[X] I have pulled the latest code of main branch to run again and the bug still existed. 我已经拉取了主分支上最新的代码,重新运行之后,问题仍不能解决。
[X] I have read the README carefully and no error occurred during the installation process. (Otherwise, we recommend that you can ask a question using the Question template) 我已经仔细阅读了 README 上的操作指引,并且在安装过程中没有错误发生。(否则,我们建议您使用Question模板向我们进行提问)

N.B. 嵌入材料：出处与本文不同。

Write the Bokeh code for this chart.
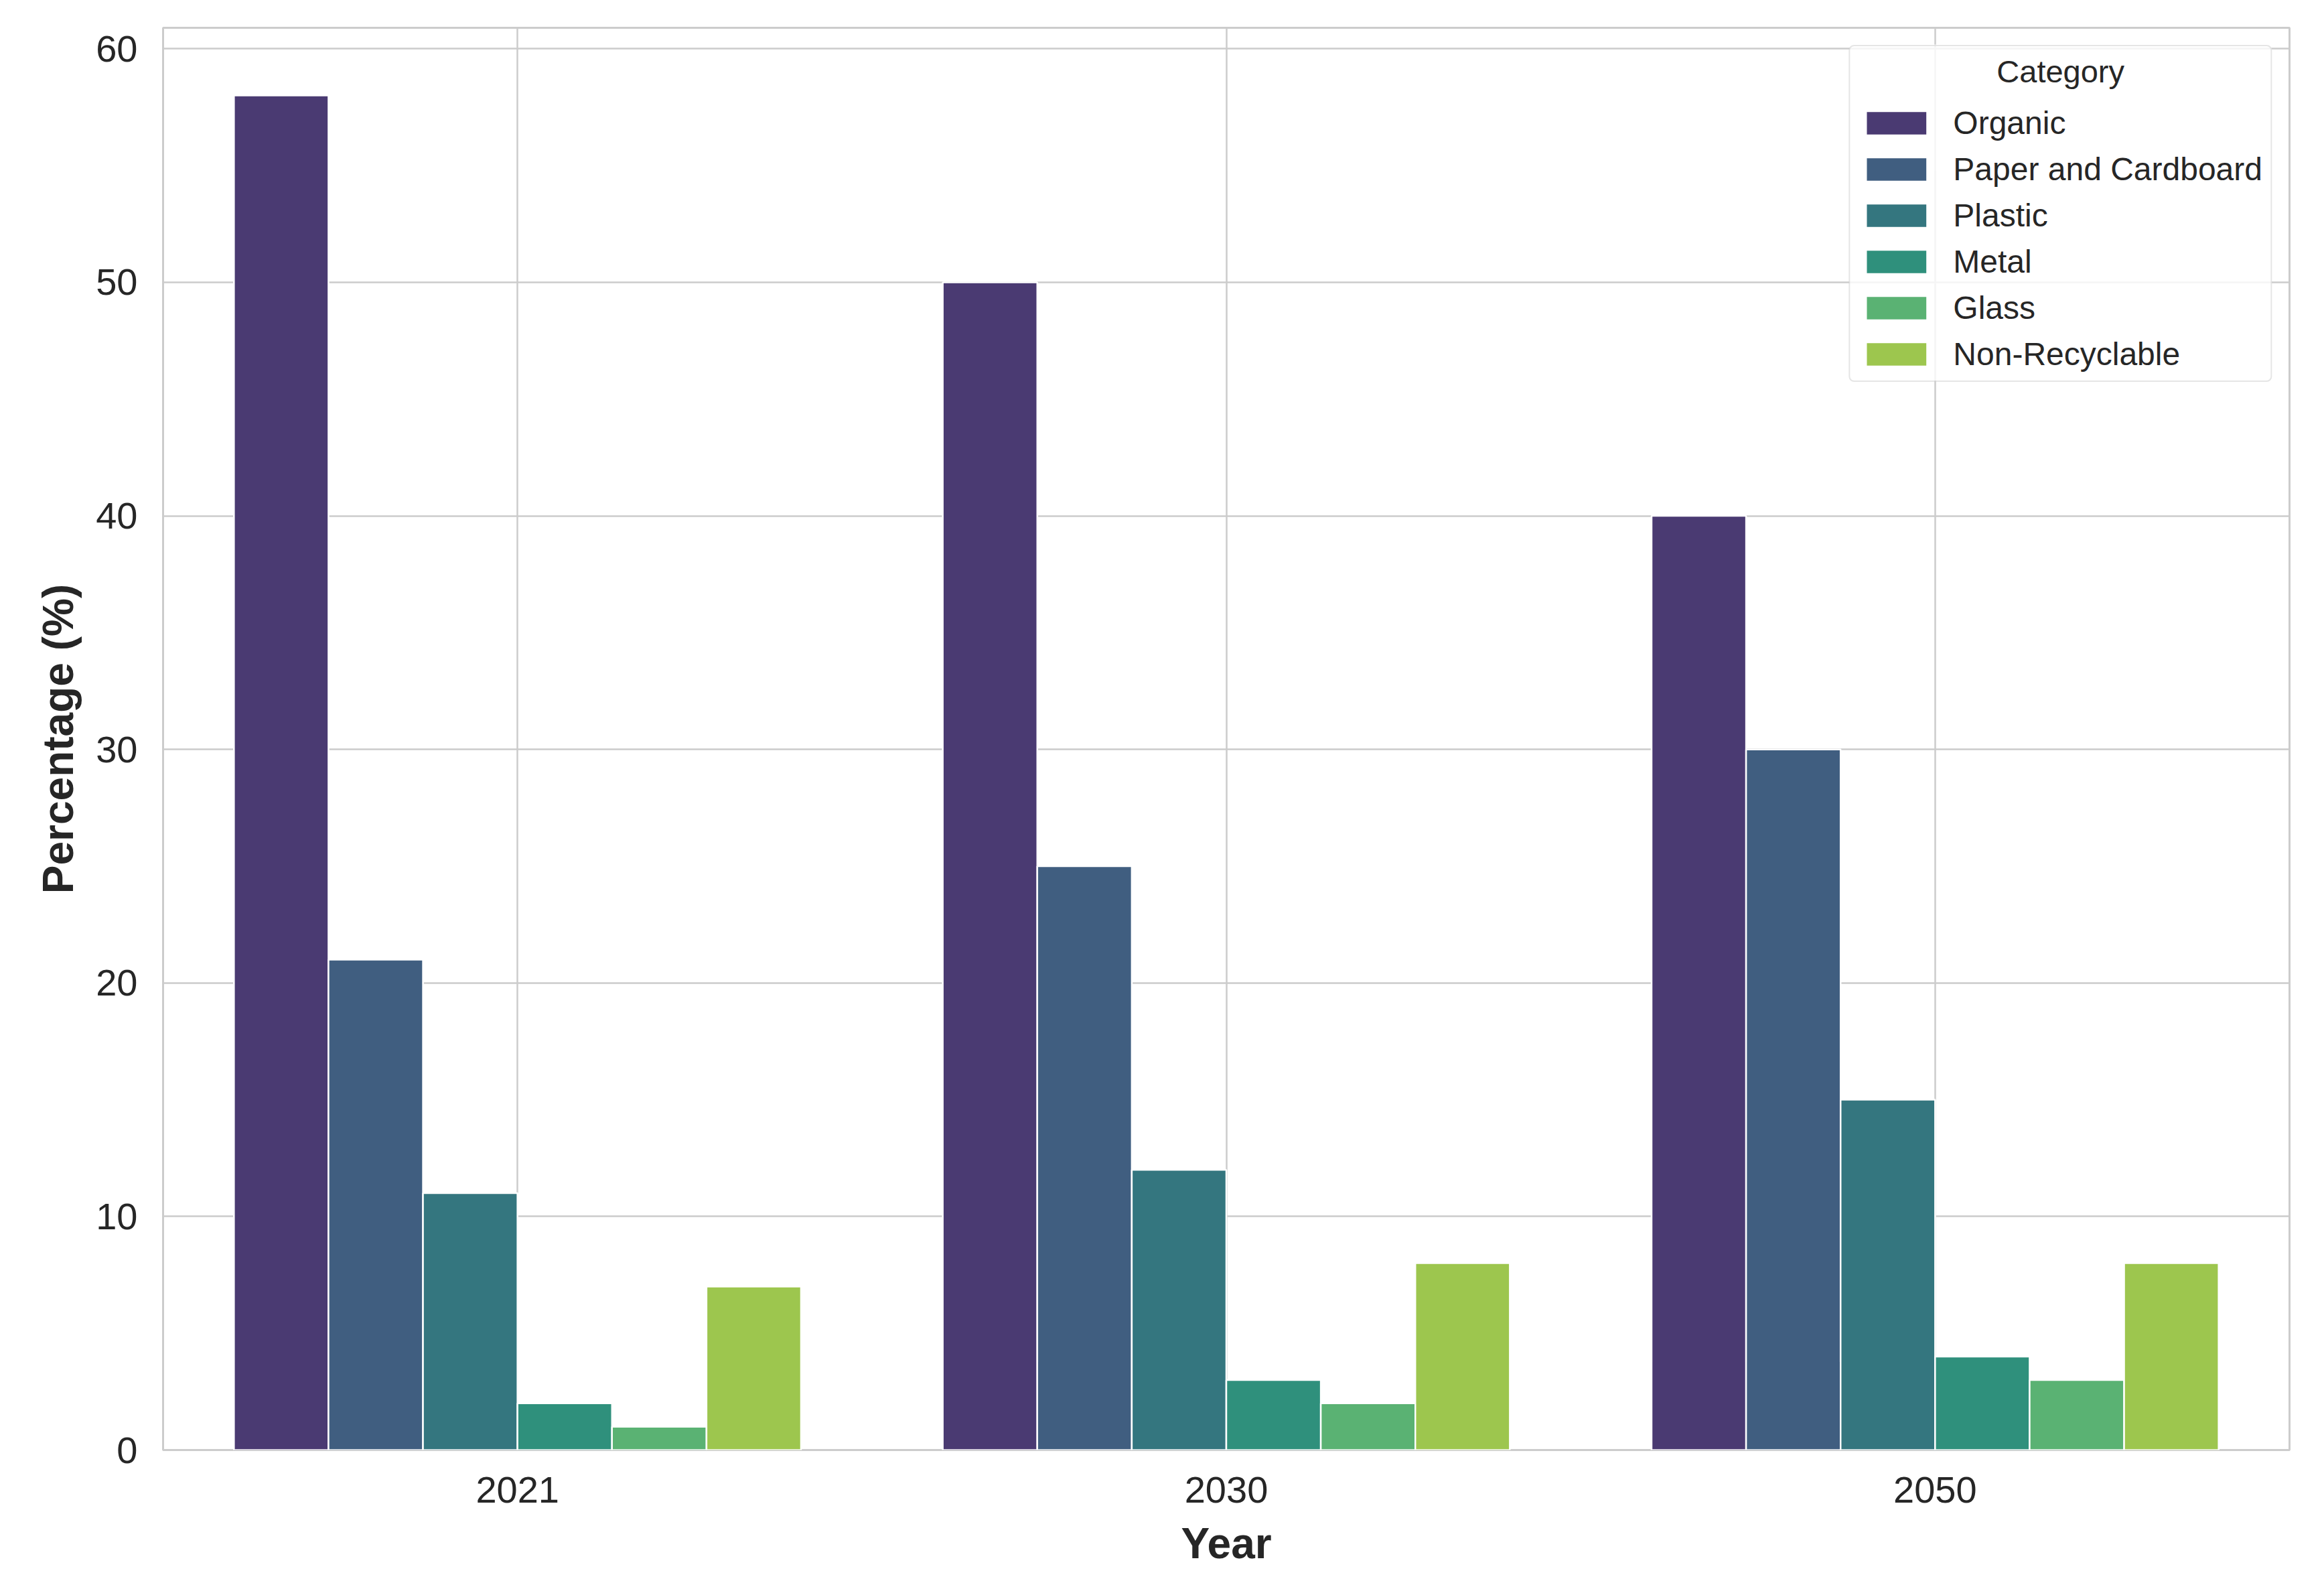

Search before reporting 先搜索,再报告
[X] I have searched the Data-Juicer issues and found no similar bugs. 我已经在 issue列表 中搜索但是没有发现类似的bug报告。
OS 系统
MacOS15.0
Installation Method 安装方式
source
Data-Juicer Version Data-Juicer版本
0.2.0
Python Version Python版本
3.10
Describe the bug 描述这个bug
最新的main分之的代码,运行算子的时候,出现以下错误信息:
Traceback (most recent call last):
File "/Users/zyc/code/data-juicer/data_juicer/core/data.py", line 199, in process
dataset, resource_util_per_op = Monitor.monitor_func(
^^^^^^^^^^^^^^^^^^^^^
File "/Users/zyc/code/data-juicer/data_juicer/core/monitor.py", line 210, in monitor_func
resource_util_dict['resource'] = mdict['resource']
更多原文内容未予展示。